Exercise description ▸
Your task is to write out the complete listing exactly as it is shown.

========

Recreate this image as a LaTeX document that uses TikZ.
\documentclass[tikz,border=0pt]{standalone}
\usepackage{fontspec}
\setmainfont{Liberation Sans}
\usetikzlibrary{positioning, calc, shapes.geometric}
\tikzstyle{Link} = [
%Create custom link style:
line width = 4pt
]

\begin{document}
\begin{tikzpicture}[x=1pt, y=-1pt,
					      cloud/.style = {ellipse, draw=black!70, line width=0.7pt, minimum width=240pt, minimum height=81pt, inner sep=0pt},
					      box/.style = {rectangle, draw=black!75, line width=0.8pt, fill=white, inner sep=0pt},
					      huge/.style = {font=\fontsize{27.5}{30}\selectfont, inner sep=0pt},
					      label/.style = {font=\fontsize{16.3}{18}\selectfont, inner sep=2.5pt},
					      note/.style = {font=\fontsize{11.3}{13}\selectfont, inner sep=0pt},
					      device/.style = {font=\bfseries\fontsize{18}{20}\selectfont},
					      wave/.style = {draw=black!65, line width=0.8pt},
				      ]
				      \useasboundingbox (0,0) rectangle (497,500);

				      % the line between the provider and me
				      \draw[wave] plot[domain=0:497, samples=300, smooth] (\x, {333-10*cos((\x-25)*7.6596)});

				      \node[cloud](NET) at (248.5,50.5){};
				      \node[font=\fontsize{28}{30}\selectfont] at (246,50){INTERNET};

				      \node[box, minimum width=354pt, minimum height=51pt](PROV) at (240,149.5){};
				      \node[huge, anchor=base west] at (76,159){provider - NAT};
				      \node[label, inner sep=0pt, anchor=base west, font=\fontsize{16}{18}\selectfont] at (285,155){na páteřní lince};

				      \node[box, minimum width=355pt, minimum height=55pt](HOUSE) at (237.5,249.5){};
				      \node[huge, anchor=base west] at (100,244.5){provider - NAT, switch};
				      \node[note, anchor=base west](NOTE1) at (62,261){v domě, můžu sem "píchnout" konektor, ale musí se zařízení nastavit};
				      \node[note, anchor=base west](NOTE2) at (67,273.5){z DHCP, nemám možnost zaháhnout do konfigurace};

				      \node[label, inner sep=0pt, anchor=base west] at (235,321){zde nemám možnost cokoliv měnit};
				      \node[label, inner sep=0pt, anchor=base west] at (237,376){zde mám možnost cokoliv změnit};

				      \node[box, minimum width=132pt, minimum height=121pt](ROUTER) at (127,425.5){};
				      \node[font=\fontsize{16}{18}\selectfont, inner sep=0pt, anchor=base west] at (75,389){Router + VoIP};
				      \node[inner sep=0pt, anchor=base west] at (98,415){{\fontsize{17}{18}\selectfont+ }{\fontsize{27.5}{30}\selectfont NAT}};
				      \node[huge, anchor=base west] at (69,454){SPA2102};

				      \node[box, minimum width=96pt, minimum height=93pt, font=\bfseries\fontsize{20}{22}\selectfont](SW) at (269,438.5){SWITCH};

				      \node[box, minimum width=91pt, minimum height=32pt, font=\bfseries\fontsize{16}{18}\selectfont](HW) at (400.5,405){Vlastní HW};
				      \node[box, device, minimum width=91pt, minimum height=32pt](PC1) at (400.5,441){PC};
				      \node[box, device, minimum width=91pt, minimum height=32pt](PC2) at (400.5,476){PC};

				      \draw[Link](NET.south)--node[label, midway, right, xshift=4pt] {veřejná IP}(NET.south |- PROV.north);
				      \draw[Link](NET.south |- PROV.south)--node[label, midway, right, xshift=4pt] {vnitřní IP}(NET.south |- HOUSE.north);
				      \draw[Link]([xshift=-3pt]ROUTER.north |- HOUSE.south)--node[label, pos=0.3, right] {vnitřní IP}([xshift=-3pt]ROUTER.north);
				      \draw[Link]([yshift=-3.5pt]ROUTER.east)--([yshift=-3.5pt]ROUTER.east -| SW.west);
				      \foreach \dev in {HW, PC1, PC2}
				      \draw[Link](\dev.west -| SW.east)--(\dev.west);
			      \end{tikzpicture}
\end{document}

========

Solution for this exercise ▸
Recreate this image as a LaTeX document that uses TikZ.
\documentclass[tikz,border=0pt]{standalone}
\usepackage{fontspec}
\setmainfont{Liberation Sans}
\usetikzlibrary{positioning, calc, shapes.geometric}
\tikzstyle{Link} = [
%Create custom link style:
line width = 4pt
]

\begin{document}
\begin{tikzpicture}[x=1pt, y=-1pt,
					      cloud/.style = {ellipse, draw=black!70, line width=0.7pt, minimum width=240pt, minimum height=81pt, inner sep=0pt},
					      box/.style = {rectangle, draw=black!75, line width=0.8pt, fill=white, inner sep=0pt},
					      huge/.style = {font=\fontsize{27.5}{30}\selectfont, inner sep=0pt},
					      label/.style = {font=\fontsize{16.3}{18}\selectfont, inner sep=2.5pt},
					      note/.style = {font=\fontsize{11.3}{13}\selectfont, inner sep=0pt},
					      device/.style = {font=\bfseries\fontsize{18}{20}\selectfont},
					      wave/.style = {draw=black!65, line width=0.8pt},
				      ]
				      \useasboundingbox (0,0) rectangle (497,500);

				      % the line between the provider and me
				      \draw[wave] plot[domain=0:497, samples=300, smooth] (\x, {333-10*cos((\x-25)*7.6596)});

				      \node[cloud](NET) at (248.5,50.5){};
				      \node[font=\fontsize{28}{30}\selectfont] at (246,50){INTERNET};

				      \node[box, minimum width=354pt, minimum height=51pt](PROV) at (240,149.5){};
				      \node[huge, anchor=base west] at (76,159){provider - NAT};
				      \node[label, inner sep=0pt, anchor=base west, font=\fontsize{16}{18}\selectfont] at (285,155){na páteřní lince};

				      \node[box, minimum width=355pt, minimum height=55pt](HOUSE) at (237.5,249.5){};
				      \node[huge, anchor=base west] at (100,244.5){provider - NAT, switch};
				      \node[note, anchor=base west](NOTE1) at (62,261){v domě, můžu sem "píchnout" konektor, ale musí se zařízení nastavit};
				      \node[note, anchor=base west](NOTE2) at (67,273.5){z DHCP, nemám možnost zaháhnout do konfigurace};

				      \node[label, inner sep=0pt, anchor=base west] at (235,321){zde nemám možnost cokoliv měnit};
				      \node[label, inner sep=0pt, anchor=base west] at (237,376){zde mám možnost cokoliv změnit};

				      \node[box, minimum width=132pt, minimum height=121pt](ROUTER) at (127,425.5){};
				      \node[font=\fontsize{16}{18}\selectfont, inner sep=0pt, anchor=base west] at (75,389){Router + VoIP};
				      \node[inner sep=0pt, anchor=base west] at (98,415){{\fontsize{17}{18}\selectfont+ }{\fontsize{27.5}{30}\selectfont NAT}};
				      \node[huge, anchor=base west] at (69,454){SPA2102};

				      \node[box, minimum width=96pt, minimum height=93pt, font=\bfseries\fontsize{20}{22}\selectfont](SW) at (269,438.5){SWITCH};

				      \node[box, minimum width=91pt, minimum height=32pt, font=\bfseries\fontsize{16}{18}\selectfont](HW) at (400.5,405){Vlastní HW};
				      \node[box, device, minimum width=91pt, minimum height=32pt](PC1) at (400.5,441){PC};
				      \node[box, device, minimum width=91pt, minimum height=32pt](PC2) at (400.5,476){PC};

				      \draw[Link](NET.south)--node[label, midway, right, xshift=4pt] {veřejná IP}(NET.south |- PROV.north);
				      \draw[Link](NET.south |- PROV.south)--node[label, midway, right, xshift=4pt] {vnitřní IP}(NET.south |- HOUSE.north);
				      \draw[Link]([xshift=-3pt]ROUTER.north |- HOUSE.south)--node[label, pos=0.3, right] {vnitřní IP}([xshift=-3pt]ROUTER.north);
				      \draw[Link]([yshift=-3.5pt]ROUTER.east)--([yshift=-3.5pt]ROUTER.east -| SW.west);
				      \foreach \dev in {HW, PC1, PC2}
				      \draw[Link](\dev.west -| SW.east)--(\dev.west);
			      \end{tikzpicture}
\end{document}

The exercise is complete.